What Is a Proof of Claim?
The Proof of Claim or “PoC” is the means by which Creditors state:
- How much they are owed by this Debtor;
- Why they are owed that much to begin with; and
- Whether debt is secured by property of the Estate.
Different types of cases contain strict deadlines for filing a PoC, and each PoC should be accompanied by supporting documentation such as a calculation of sums due, a copy of a Judgment Order, etc.
Will The Claim Be Paid?
Once filed, the Creditor’s PoC represents what could be paid to it, presuming:
- The Debtor has sufficient assets to liquidate in order to pay the Creditor’s Claim; or
- The Debtor’s Reorganization provides for full payment of creditors – a “100% Plan.
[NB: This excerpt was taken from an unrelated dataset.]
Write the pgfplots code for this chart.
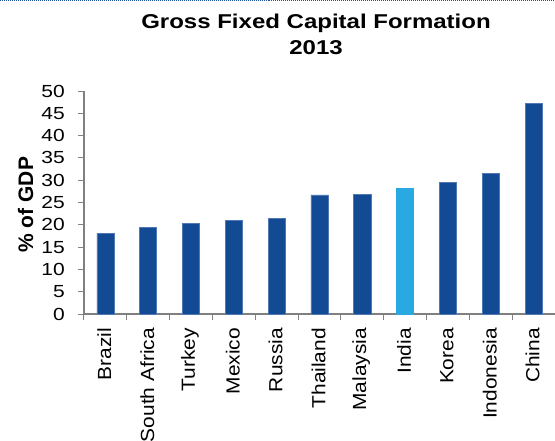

But in the overwhelming number of cases the reality is:
- The Debtor has few if any assets to liquidate, resulting in a “No Asset” finding; or
- The Debtor’s Plan of Reorganization involves paying only a small fraction of debts.
What If The PoC Is Wrong?
If a Debtor believes that a Creditor filed a materially false or inflated Claim, that Debtor may file an Objection to Proof of Claim. The Objection will require the Creditor to support, clarify, or defend its Claim. Creditors that fail to do so may lose their Claim altogether. As in the case of the PoC, there is a strict time limit in which to file Objections. Failure to do so is fatal to the Objection and permits the Creditor to pursue whatever amount it seeks.
For Creditors whose Debtors file Bankruptcy, the key to collecting is diligence and proactive planning. For Debtors whose Creditors continue to pursue them even past a Bankruptcy filing, it is critical to know what a Creditor can legitimately seek, what it cannot, once a Bankruptcy has been filed.